Getting around: Two-wheelers. Mauricio rides a no-frills bike through Milan’s narrow, cobblestone streets and wheels through the countryside on a scooter.
Auteur’s eye: Director Scott, who studied at the Royal College of Art, has never met a spectacular wide shot he doesn’t like, framing his landscapes with painterly precision.
‘THE LOST DAUGHTER’
Prime location: The Greek island of Spetses
Concept: Brooding on the beach.
Foreground: Taciturn professor Leda (Olivia Colman) just wants to be left alone on her sun-dappled vacation, but a nervous young mother (Dakota Johnson) triggers troubling flashbacks.
Body of water: The Ionian Sea, between Greece and Italy. Its cerulean waves lap the narrow beach where Leda tries to sunbathe in peace.
Streetscape: Spetses’ quaint village bars cars but welcomes pedestrians with its open-air markets and vintage jewelry shops.
Home, sweet home: The low-key whitewashed inn where Leda stays plays to its strength, with balcony views of the sea.
Landscape: Pine trees dot the scrubby hills looming over the shoreline. The bucolic setting proves inhospitable when a fast-falling pine cone smacks Leda painfully in the back.

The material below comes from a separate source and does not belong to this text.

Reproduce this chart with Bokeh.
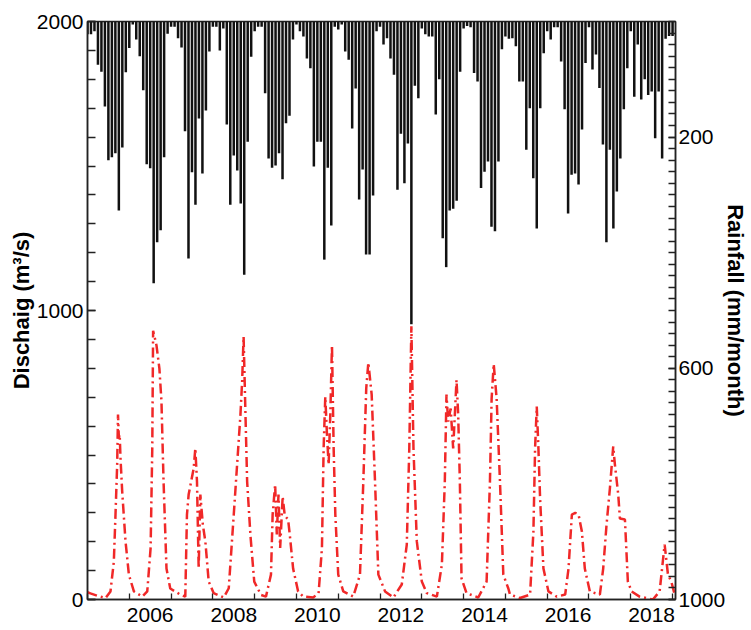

Auteur’s eye: Writer-director Gyllenhaal substituted Spetses for the Italian coastal village originally described by “The Lost Daughter” author Elena “My Brilliant Friend” Ferrante but stayed true to the book’s complicated take on motherhood.
‘THE HAND OF GOD’
Prime Location: Naples, in southern Italy, circa 1987.
Concept: Ancient seaport, modern teen.
Foreground: Teenager Fabietto (Filippo Scotti) roams the streets of his elegantly gritty hometown, where he experiences his first crush, first family tragedy, first sex with a neighbor and first Federico Fellini cattle-call audition.
Streetscape: Fabietto likes to hang out at the towering 19th century Galleria Umberto I shopping district, named after King Umberto I.
Landmark: The dramatically domed church of San Francesco di Paola, fronted by eight colonnades, dominates the town square of Naples.
Body of water: The Mediterranean Sea steals every scene it’s in, rolling up to the fog-shrouded hills that rise in the distance above white-as-teeth houses perched along the shore.
Home, sweet home: Worlds away from the grim slums depicted in HBO Max’s Naples-set “Gomorrah” crime series, Fabietto lives in a pastel-colored housing complex where good-natured cousins, aunts and neighbors share jokes and gossip.
Auteur’s eye: Writer-director Sorrentino showcases locations he frequented as a teenager, as when he filmed a family gathering above his aunt’s apartment where he once watched soccer games on TV.
Prime location: Texas City, Texas
Concept: “Midnight Cowboy” among the oil refineries.
Foreground: Ex-porn star Mikey (Simon Rex) returns to his working-class hometown to make a fresh start.
Getting around: Bus, bike, pickup truck and walking.
Where to eat: The pink and flesh-toned Donut Hole, in nearby Port Arthur, backdrops the meet-cute between Mikey and restless teen Strawberry (Suzanna Son).
Home, sweet home: Mikey crashes at his estranged wife’s dilapidated one-story house, painted a sickly yellow and outfitted with rusty drainpipes.
Body of water: The Gulf of Mexico.
Auteur’s eye: Writer-director Baker never films on soundstages. He shot “The Florida Project” in and around a cheap motel near Disney World and filmed “Tangerine” on the streets of West Hollywood. Baker picked Texas City as his primary location for “Red Rocket” while driving north from Corpus Christi along the Gulf Coast’s Refinery Row. Flame-belching smokestacks dominate the horizon in nearly every exterior shot, devolving into a Dante-esque hellscape at night when a desperate Mikey runs naked through the street.